1965年版の自伝を著作権なんちゃらによって、2020年版にして出した本。
先ず、1ページめから、泥水を飲むような人生と書いた。ただその頃の道頓堀は水清く、澄んでいたという。
8歳でおちょやんとして弁当屋の下働き、それは大人でも音を上げるようなきつい仕事の連続の始まりだったのだ。
毎朝一人で7斗、8斗の米をたくのだが、幼かった彼女は、人生とはこんなものだとおもい、寝るところと、着物と、ご飯が与えられるので生きるためには必死で働いたそうである
何度も父親に売られてそうになって逃げたのは京都でしたー美しいと聞く京都とはどんなところかと期待で一杯ー。職安で、年齢を言うと、誰も信じてくれず、困った彼女は19歳になっていました。とても年上に見えたそうです。
でも友人が劇団に応募してくれて、うまく劇団員になれました。しかし、映画監督に誘われて映画会社に入った彼女、色々な人たちとの出会いがあって、渋谷天外一座に入った。
そのうちに、映画監督から声がかかり夫婦善哉、山椒太夫、近松物語、宮本武蔵、大河太閤記など、主役ではないが、無くてはならない役者となった。
いろいろな映画会社も、出来たり消えたりの時代の中、松竹の劇団に、入団して、そこで、
因縁の夫、渋谷天外と結婚。これがさあ、なかなかの曲者で、幸せなど微塵もない、地獄のような結婚生活を20年。天外に女ができて、子供が生まれると言うことで、別れたそうである。
彼女の傷ついた心を癒すには、それ相当の時間と、質のよい仕事が必要であった。
真っ直ぐで、ごまかしやへつらいの嫌いな浪花は、ペチャンコになっていた。
その時に出会ったアチャコの公開ラジオドラマで、人気が出て、なんとか心は救われてきた。彼女をを知らぬ人はいないと言うほどの大人気で、実力も認められた。
彼女は常に謙虚に出て、泥水から咲いた花のような無学な教養のない自分というものをなぜか大切に内にじっと秘めていた。
幸運なことに、色々な映画や、ドラマからも声が多くかかってきた。本当の実力を試される時であった。
千栄子の死後、天外は、ほざいた。千栄子は、誰にも自分の芸を譲らなかった、と。だから芸も、彼女と一緒に死んだ、と。

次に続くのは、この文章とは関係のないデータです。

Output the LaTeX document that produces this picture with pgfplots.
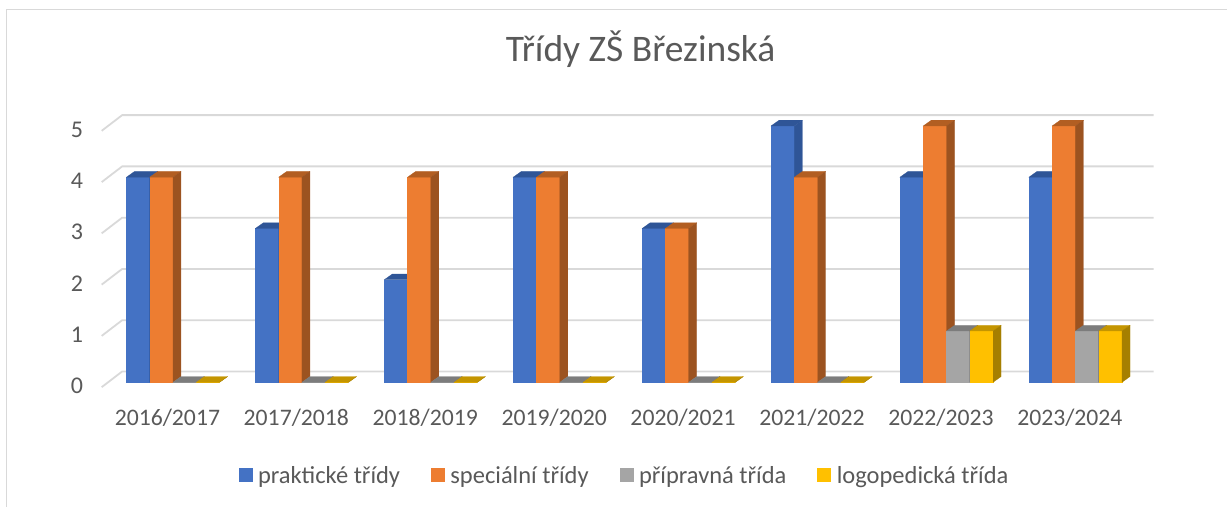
\documentclass[border=0pt]{standalone}
\usepackage{fontspec}
\setmainfont{Carlito}
\usepackage{pgfplots}
\pgfplotsset{compat=1.18}

\definecolor{txt}{HTML}{595959}
\definecolor{gridc}{HTML}{D9D9D9}
\definecolor{blueF}{HTML}{4472C4}
\definecolor{blueT}{HTML}{2F5597}
\definecolor{blueS}{HTML}{2F5597}
\definecolor{orangeF}{HTML}{ED7D31}
\definecolor{orangeT}{HTML}{B25E22}
\definecolor{orangeS}{HTML}{9C5320}
\definecolor{greyF}{HTML}{A5A5A5}
\definecolor{greyT}{HTML}{7C7C7C}
\definecolor{greyS}{HTML}{6E6E6E}
\definecolor{goldF}{HTML}{FFC000}
\definecolor{goldT}{HTML}{C49500}
\definecolor{goldS}{HTML}{A67F00}

% group, series index, value, colour prefix
\newcommand{\threedbar}[4]{%
  \pgfmathsetmacro\xa{-0.310+#1+#2*0.1806}%
  \pgfmathsetmacro\xb{\xa+0.1806}%
  \pgfmathsetmacro\xc{\xa+0.062}%
  \pgfmathsetmacro\xd{\xb+0.062}%
  \pgfmathsetmacro\yb{#3+0.111}%
  \edef\doit{%
    \noexpand\addplot[forget plot,draw=#4F,line width=0.2pt,fill=#4F] coordinates {(\xa,0) (\xb,0) (\xb,#3) (\xa,#3)} --cycle;
    \noexpand\addplot[forget plot,draw=#4T,line width=0.2pt,fill=#4T] coordinates {(\xa,#3) (\xb,#3) (\xd,\yb) (\xc,\yb)} --cycle;
    \noexpand\addplot[forget plot,draw=#4S,line width=0.2pt,fill=#4S] coordinates {(\xb,0) (\xd,0.111) (\xd,\yb) (\xb,#3)} --cycle;
  }\doit
}

\begin{document}
\begin{tikzpicture}
\begin{axis}[
    scale only axis,
    width=1228pt,
    height=507pt,
    xmin=-1.2907, xmax=8.2287,
    ymin=-2.4269, ymax=7.4561,
    clip=false,
    axis line style={draw=none},
    tick style={draw=none},
    xtick={0,1,2,3,4,5,6,7},
    xticklabels={2016/2017,2017/2018,2018/2019,2019/2020,2020/2021,2021/2022,2022/2023,2023/2024},
    ytick={0,1,2,3,4,5},
    x tick label style={anchor=center,xshift=1pt,yshift=89pt,font=\fontsize{23.7}{26}\selectfont,text=txt},
    y tick label style={anchor=center,xshift=77pt,yshift=-3.5pt,font=\fontsize{24}{26}\selectfont,text=txt},
    /pgf/number format/assume math mode=true,
    title={Třídy ZŠ Březinská},
    title style={at={(0.522,0.891)},anchor=center,font=\fontsize{37.5}{40}\selectfont,text=txt},
    legend columns=4,
    legend cell align=left,
    legend image code/.code={\fill[#1] (0pt,-5pt) rectangle (13pt,8pt); \path (17pt,0pt);},
    legend style={at={(0.5089,0.0611)},anchor=center,draw=none,fill=none,
      font=\fontsize{24.5}{26}\selectfont,text=txt,
      /tikz/every even column/.append style={column sep=29pt}},
]
% chart frame
\draw[gridc,line width=1.5pt] (axis cs:-1.2384,-2.4269) -- (axis cs:-1.2384,7.2671) -- (axis cs:8.2287,7.2671);

% gridlines: front left, back left, right end
\addplot[forget plot,gridc,line width=1.8pt] coordinates {(-0.502,-0.0955) (-0.343,0.2105) (7.657,0.2105)};
\addplot[forget plot,gridc,line width=1.8pt] coordinates {(-0.502,0.9045) (-0.343,1.2105) (7.657,1.2105)};
\addplot[forget plot,gridc,line width=1.8pt] coordinates {(-0.502,1.9045) (-0.343,2.2105) (7.657,2.2105)};
\addplot[forget plot,gridc,line width=1.8pt] coordinates {(-0.502,2.9045) (-0.343,3.2105) (7.657,3.2105)};
\addplot[forget plot,gridc,line width=1.8pt] coordinates {(-0.502,3.9045) (-0.343,4.2105) (7.657,4.2105)};
\addplot[forget plot,gridc,line width=1.8pt] coordinates {(-0.502,4.9045) (-0.343,5.2105) (7.657,5.2105)};

% 2016/2017
\threedbar{0}{0}{4}{blue}\threedbar{0}{1}{4}{orange}\threedbar{0}{2}{0}{grey}\threedbar{0}{3}{0}{gold}
% 2017/2018
\threedbar{1}{0}{3}{blue}\threedbar{1}{1}{4}{orange}\threedbar{1}{2}{0}{grey}\threedbar{1}{3}{0}{gold}
% 2018/2019
\threedbar{2}{0}{2}{blue}\threedbar{2}{1}{4}{orange}\threedbar{2}{2}{0}{grey}\threedbar{2}{3}{0}{gold}
% 2019/2020
\threedbar{3}{0}{4}{blue}\threedbar{3}{1}{4}{orange}\threedbar{3}{2}{0}{grey}\threedbar{3}{3}{0}{gold}
% 2020/2021
\threedbar{4}{0}{3}{blue}\threedbar{4}{1}{3}{orange}\threedbar{4}{2}{0}{grey}\threedbar{4}{3}{0}{gold}
% 2021/2022
\threedbar{5}{0}{5}{blue}\threedbar{5}{1}{4}{orange}\threedbar{5}{2}{0}{grey}\threedbar{5}{3}{0}{gold}
% 2022/2023
\threedbar{6}{0}{4}{blue}\threedbar{6}{1}{5}{orange}\threedbar{6}{2}{1}{grey}\threedbar{6}{3}{1}{gold}
% 2023/2024
\threedbar{7}{0}{4}{blue}\threedbar{7}{1}{5}{orange}\threedbar{7}{2}{1}{grey}\threedbar{7}{3}{1}{gold}

\addlegendimage{blueF}\addlegendentry{praktické třídy}
\addlegendimage{orangeF}\addlegendentry{speciální třídy}
\addlegendimage{greyF}\addlegendentry{přípravná třída}
\addlegendimage{goldF}\addlegendentry{logopedická třída}
\end{axis}
\end{tikzpicture}
\end{document}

だが、芸とは、そういうものだろうかー人の心に刻まれた記憶は、なかなか消えないものだが。
今、また彼女の骨格のハッキリとした芸が見直され、もう一度見たいと、古い映画を探ったりしている人も多い事だろう。
何が、引きつけるのかは分からないが、彼女の演じた役と映画が、とても見たいこの頃である。